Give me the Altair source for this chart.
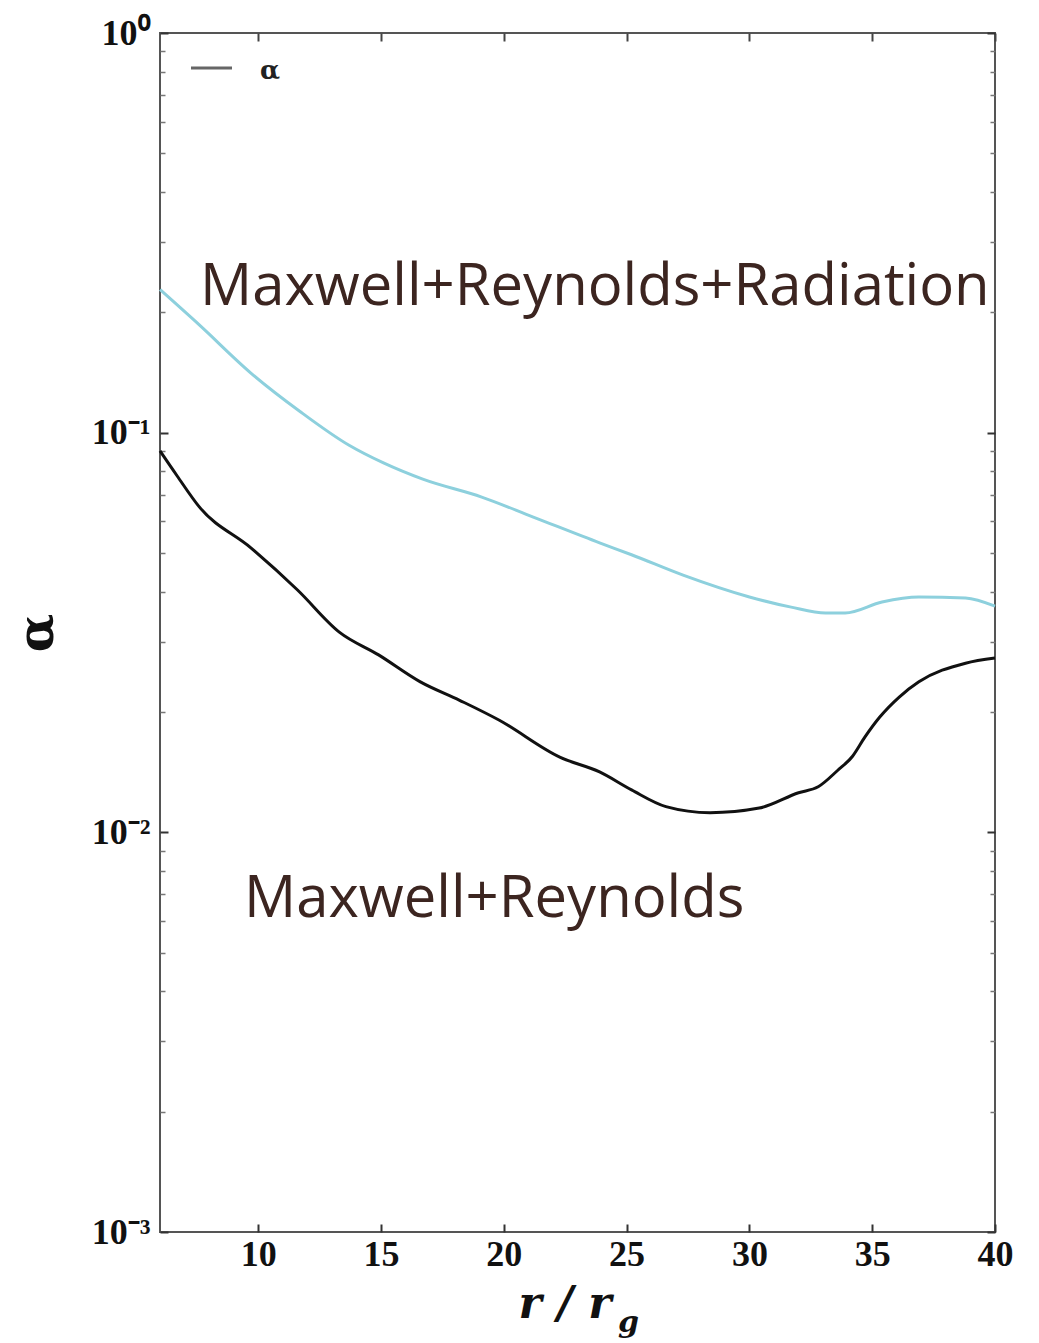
import altair as alt
import pandas as pd

# Maxwell + Reynolds + Radiation stress (alpha vs r/r_g)
r_rad = [6.0, 7.6, 9.7, 11.7, 13.7, 15.1, 16.7, 19.1, 21.2, 23.9, 25.2, 27.3,
         30.0, 31.7, 33.1, 33.9, 35.4, 36.9, 38.8, 40.0]
a_rad = [0.228, 0.186, 0.141, 0.113, 0.093, 0.084, 0.0765, 0.069, 0.0615, 0.053,
         0.0495, 0.044, 0.0388, 0.0366, 0.0354, 0.0354, 0.0377, 0.0388, 0.0386, 0.0368]

# Maxwell + Reynolds stress only
r_mr = [6.0, 6.7, 7.6, 9.7, 11.6, 13.3, 14.9, 16.6, 18.2, 19.8, 22.3, 23.9, 25.2,
        26.6, 28.4, 30.4, 32.0, 32.8, 33.6, 34.2, 34.7, 35.3, 36.1, 36.9, 38.8, 40.0]
a_mr = [0.090, 0.0779, 0.0652, 0.0515, 0.0404, 0.0317, 0.0278, 0.0238, 0.0214, 0.0191,
        0.0154, 0.01416, 0.01277, 0.0116, 0.0112, 0.0115, 0.01256, 0.0130, 0.0143,
        0.0155, 0.0173, 0.0194, 0.0218, 0.0238, 0.0265, 0.0273]

x_ticks = [10, 15, 20, 25, 30, 35, 40]
y_ticks = [0.001, 0.01, 0.1, 1.0]
y_tick_labels = ["10⁻³", "10⁻²", "10⁻¹", "10⁰"]
y_minor = [m * d for d in [0.001, 0.01, 0.1] for m in range(2, 10)]

annotations = ["Maxwell+Reynolds+Radiation", "Maxwell+Reynolds"]
legend_label = ["α"]
y_title = ["α"]
x_title = ["r / r", "g"]

rad_df = pd.DataFrame({"r": r_rad, "alpha": a_rad})
mr_df = pd.DataFrame({"r": r_mr, "alpha": a_mr})

W, H = 835, 1199
x_scale = alt.Scale(domain=[6, 40], nice=False, zero=False)
y_scale = alt.Scale(type="log", domain=[0.001, 1], nice=False)

label_expr = "''"
for v, lab in zip(y_ticks, y_tick_labels):
    label_expr = f"abs(datum.value - {v}) < {v * 1e-6} ? '{lab}' : ({label_expr})"

TICK_FONT = "Liberation Serif"
common = dict(domain=False, grid=False, title=None, labelFlush=False, labelOverlap=False)

bottom_axis = alt.Axis(orient="bottom", values=x_ticks, format="d", offset=-8, tickSize=8,
                       tickWidth=2, tickColor="#333", labelFont=TICK_FONT, labelFontSize=36,
                       labelFontWeight="bold", labelColor="#111", labelPadding=5, **common)
top_axis = alt.Axis(orient="top", values=x_ticks, offset=-8, tickSize=8, tickWidth=2,
                    tickColor="#444", labels=False, **common)
left_axis = alt.Axis(orient="left", values=y_ticks, labelExpr=label_expr, offset=-8, tickSize=8,
                     tickWidth=2, tickColor="#333", labelFont=TICK_FONT, labelFontSize=36,
                     labelFontWeight="bold", labelColor="#111", labelPadding=10, **common)
right_axis = alt.Axis(orient="right", values=y_ticks, offset=-8, tickSize=8, tickWidth=2,
                      tickColor="#333", labels=False, **common)
left_minor = alt.Axis(orient="left", values=y_minor, offset=-5, tickSize=5, tickWidth=1.5,
                      tickColor="#777", labels=False, **common)
right_minor = alt.Axis(orient="right", values=y_minor, offset=-5, tickSize=5, tickWidth=1.5,
                       tickColor="#777", labels=False, **common)


def xenc(axis):
    return alt.X("r:Q", scale=x_scale, axis=axis)


def yenc(axis):
    return alt.Y("alpha:Q", scale=y_scale, axis=axis)


rad_line = alt.Chart(rad_df).mark_line(color="#8dd0dd", strokeWidth=3, interpolate="monotone").encode(
    x=xenc(bottom_axis), y=yenc(left_axis))
mr_line = alt.Chart(mr_df).mark_line(color="#111111", strokeWidth=3, interpolate="monotone").encode(
    x=xenc(top_axis), y=yenc(right_axis))
minor_l = alt.Chart(rad_df).mark_line(opacity=0).encode(x=xenc(None), y=yenc(left_minor))
minor_r = alt.Chart(rad_df).mark_line(opacity=0).encode(x=xenc(None), y=yenc(right_minor))

TXT = "#3c2520"
ann1 = alt.Chart(pd.DataFrame({"t": [annotations[0]]})).mark_text(
    font="Open Sans", fontSize=58, color=TXT, align="left", baseline="alphabetic"
).encode(text="t:N", x=alt.value(40), y=alt.value(272))
ann2 = alt.Chart(pd.DataFrame({"t": [annotations[1]]})).mark_text(
    font="Open Sans", fontSize=58, color=TXT, align="left", baseline="alphabetic"
).encode(text="t:N", x=alt.value(84), y=alt.value(884))

# legend
leg_line = alt.Chart(pd.DataFrame({"t": legend_label})).mark_rule(
    color="#666", strokeWidth=3).encode(x=alt.value(31), x2=alt.value(72), y=alt.value(35))
leg_text = alt.Chart(pd.DataFrame({"t": legend_label})).mark_text(
    font="DejaVu Serif", fontSize=26, fontWeight="bold", color="#222", align="left",
    baseline="alphabetic").encode(text="t:N", x=alt.value(100), y=alt.value(46))

# axis titles
ytitle = alt.Chart(pd.DataFrame({"t": y_title})).mark_text(
    font="DejaVu Serif", fontSize=50, fontWeight="bold", color="#111", angle=270,
    align="center", baseline="middle").encode(text="t:N", x=alt.value(-122), y=alt.value(600))
xtitle = alt.Chart(pd.DataFrame({"t": [x_title[0]]})).mark_text(
    font="DejaVu Serif", fontSize=44, fontWeight="bold", fontStyle="italic", color="#111",
    align="center", baseline="alphabetic").encode(text="t:N", x=alt.value(405), y=alt.value(1285))
xsub = alt.Chart(pd.DataFrame({"t": [x_title[1]]})).mark_text(
    font="DejaVu Serif", fontSize=30, fontWeight="bold", fontStyle="italic", color="#111",
    align="left", baseline="alphabetic").encode(text="t:N", x=alt.value(458), y=alt.value(1299))

chart = alt.layer(
    rad_line, mr_line, minor_l, minor_r, ann1, ann2, leg_line, leg_text, ytitle, xtitle, xsub
).resolve_axis(x="independent", y="independent").properties(
    width=W, height=H,
    padding={"left": 160, "top": 33, "right": 44, "bottom": 111},
    autosize=alt.AutoSizeParams(type="none"),
    background="white",
).configure_view(stroke="#555", strokeWidth=2)

chart.save("out.html", embed_options={"renderer": "svg", "actions": False})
================
• _Task goal_: Write down every line from the opening of the listing to the line with "0.0388, 0.0386, 0.0368]", both included, and nothing else; the pictures are omitted.

• _Exercise solution_:
Give me the Altair source for this chart.
import altair as alt
import pandas as pd

# Maxwell + Reynolds + Radiation stress (alpha vs r/r_g)
r_rad = [6.0, 7.6, 9.7, 11.7, 13.7, 15.1, 16.7, 19.1, 21.2, 23.9, 25.2, 27.3,
         30.0, 31.7, 33.1, 33.9, 35.4, 36.9, 38.8, 40.0]
a_rad = [0.228, 0.186, 0.141, 0.113, 0.093, 0.084, 0.0765, 0.069, 0.0615, 0.053,
         0.0495, 0.044, 0.0388, 0.0366, 0.0354, 0.0354, 0.0377, 0.0388, 0.0386, 0.0368]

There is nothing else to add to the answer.